The legislation is based on a successful state-based pilot program, Oregon’s Summer Learning Partnership.
“When I was a child, my father took me to the doors of the schoolhouse and told me that if I worked hard, I could do just about anything, because we live in America” said Merkley. “That’s the promise of this country. All too often, however, that promise isn’t fulfilled for low-income and disadvantaged students who fall behind on learning during summer months. This legislation represents a simple, common-sense approach that will help close this pervasive summer learning gap.”
“As the son of a librarian, I was raised understanding the importance of providing learning opportunities throughout the year to all children, particularly those in underserved and low-income communities,” Wyden said. “This legislation will give kids in Oregon, and across the country, increased access to books and meals during the summer months. This will push back against the summer slide and improve their year-round academic skills, keeping them on their path toward high school graduation, and their career goals.”

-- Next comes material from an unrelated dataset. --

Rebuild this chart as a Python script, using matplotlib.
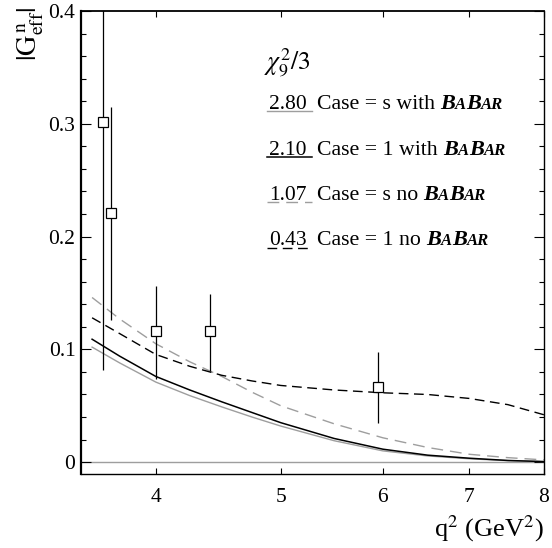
import matplotlib
matplotlib.use('Agg')
import matplotlib.pyplot as plt
from matplotlib.ticker import NullLocator, MultipleLocator
from matplotlib.transforms import offset_copy
from matplotlib.lines import Line2D

plt.rcParams['font.family'] = 'Liberation Serif'
plt.rcParams['mathtext.fontset'] = 'stix'

# measured points
q2_data = [3.64, 3.69, 4.00, 4.41, 5.95]
G_data = [0.302, 0.221, 0.116, 0.116, 0.067]
err_lo = [0.220, 0.095, 0.042, 0.035, 0.032]
err_hi = [0.200, 0.094, 0.040, 0.033, 0.031]

# fitted curves
q2_curve = [3.57, 3.75, 4.0, 4.25, 4.5, 4.75, 5.0, 5.5, 6.0, 6.5, 7.0, 7.5, 8.0]
G_s_babar = [0.102, 0.088, 0.071, 0.059, 0.049, 0.040, 0.032, 0.019, 0.010, 0.0055, 0.003, 0.0013, 0.0005]
G_1_babar = [0.109, 0.094, 0.076, 0.064, 0.0535, 0.044, 0.035, 0.021, 0.0115, 0.0062, 0.0035, 0.0015, 0.0005]
G_s_nobabar = [0.146, 0.127, 0.105, 0.089, 0.076, 0.062, 0.050, 0.034, 0.0216, 0.013, 0.007, 0.004, 0.002]
G_1_nobabar = [0.128, 0.114, 0.0955, 0.085, 0.077, 0.072, 0.068, 0.064, 0.0615, 0.060, 0.0565, 0.051, 0.042]

chi2 = ['2.80', '2.10', '1.07', '0.43']
cases = ['Case = s with', 'Case = 1 with', 'Case = s no', 'Case = 1 no']

x_ticks = [4, 5, 6, 7, 8]
y_ticks = [0, 0.1, 0.2, 0.3, 0.4]
y_ticklabels = ['0', '0.1', '0.2', '0.3', '0.4']

fig = plt.figure(figsize=(5.52, 5.48), dpi=100)
ax = fig.add_axes([81 / 552, 74 / 548, 463 / 552, 463 / 548])

gray = '0.62'
styles = [
    dict(color=gray, lw=1.0, ls='-'),
    dict(color='black', lw=1.1, ls='-'),
    dict(color=gray, lw=1.0, ls=(0, (8.5, 5))),
    dict(color='black', lw=1.0, ls=(0, (7, 4))),
]
curves = [G_s_babar, G_1_babar, G_s_nobabar, G_1_nobabar]

ax.axhline(0, color=gray, lw=1.0, zorder=1)
for c, st in zip(curves, styles):
    ax.plot(q2_curve, c, zorder=2, **st)

ax.errorbar(q2_data, G_data, yerr=[err_lo, err_hi], fmt='s', mfc='white', mec='black',
            ms=7, mew=0.9, ecolor='black', elinewidth=0.9, capsize=0, zorder=3)

ax.set_xscale('log')
ax.set_xlim(3.5, 8)
ax.set_ylim(-0.0105, 0.4)
ax.set_xticks(x_ticks)
ax.set_xticklabels([str(v) for v in x_ticks])
ax.xaxis.set_minor_locator(NullLocator())
ax.set_yticks(y_ticks)
ax.set_yticklabels(y_ticklabels)
ax.yaxis.set_minor_locator(MultipleLocator(0.02))

ax.tick_params(axis='both', which='both', direction='in', top=True, right=True, labelsize=15.5)
ax.tick_params(axis='x', which='major', length=4.5, width=0.8, pad=10)
ax.tick_params(axis='y', which='major', length=7, width=0.8, pad=4)
ax.tick_params(axis='y', which='minor', length=3.5, width=0.8)
ax.spines['left'].set_linewidth(1.6)
ax.spines['top'].set_linewidth(1.3)
ax.spines['right'].set_linewidth(1.0)
ax.spines['bottom'].set_linewidth(1.0)

fig.text(31 / 552, 1 - 34 / 548, r'$|\mathrm{G}^{\,\mathrm{n}}_{\mathrm{eff}}|$', rotation=90,
         ha='center', va='center', fontsize=20)
fig.text(544 / 552, 1 - 536 / 548, r'q$^2$ (GeV$^2$)', ha='right', va='baseline', fontsize=19)

# legend block
ax.text(0.395, 0.873, r'$\chi^2_9/3$', transform=ax.transAxes, fontsize=18.5, va='baseline')
renderer = fig.canvas.get_renderer()
base_y = [0.788, 0.690, 0.592, 0.494]
for i in range(4):
    y = base_y[i]
    ax.text(0.406, y, chi2[i], transform=ax.transAxes, fontsize=15.5, va='baseline')
    ax.add_line(Line2D([0.402, 0.499], [y - 0.005, y - 0.005], transform=ax.transAxes, **styles[i]))
    pieces = [(cases[i], 15.7, 'normal', 'normal'), ('B', 16, 'bold', 'italic'), ('A', 12, 'bold', 'italic'),
              ('B', 16, 'bold', 'italic'), ('AR', 12, 'bold', 'italic')]
    dx = 0
    for j, (s, fs, fw, sty) in enumerate(pieces):
        tr = offset_copy(ax.transAxes, fig=fig, x=dx, y=0, units='dots')
        t = ax.text(0.510, y, s, transform=tr, fontsize=fs, fontweight=fw, fontstyle=sty, va='baseline')
        dx += t.get_window_extent(renderer).width
        if j == 0:
            dx += 5

fig.savefig('out.png', dpi=100)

While more affluent children often participate in extracurricular activities during the summer, too many low-income children lose access to learning opportunities when school is closed. According to one Johns Hopkins study, by ninth grade, accumulated summer reading losses accounted for two-thirds of the reading achievement gap between low-income children and middle-income children.
Despite the fact that summer has been identified as a major factor in the achievement gap in America’s schools, there is still no dedicated source of funding for summer learning.
Research has also shown that high quality summer learning programs can help students maintain or even increase their academic skills over the summer months, especially in reading. However, the majority of school libraries are closed during the summer.
In 2012, Oregon’s Summer Learning Partnership created a grant program to allow schools to keep their libraries open at existing summer meal sites to benefit the students most at-risk. Based on Oregon’s successful program, the Summer Learning and Meals Act of 2018 would create a new Federal grant program that provides grants to state libraries to allow schools with summer lunch programs to keep their libraries open for student use during the summer months.
Specifically, the new grant program established by the Summer Learning and Meals Act would:
- Be run by the Department of Education;
- Provide grants to state libraries to fund summer reading programs at schools that 1) have a summer lunch program and 2) where at least 50% of students read below grade level or are at risk of reading below grade levels;
- Enable state library programs to award sub-grants based on the proposed number of school lunch sites and the number of students that will be served under the summer early reading program;
- Require agencies receiving grants to submit yearly reports regarding the progress made in achieving the purposes of the grant or sub-grant to the Secretary;
- Be authorized at $5 million in funding for each of the fiscal years 2019 through 2023.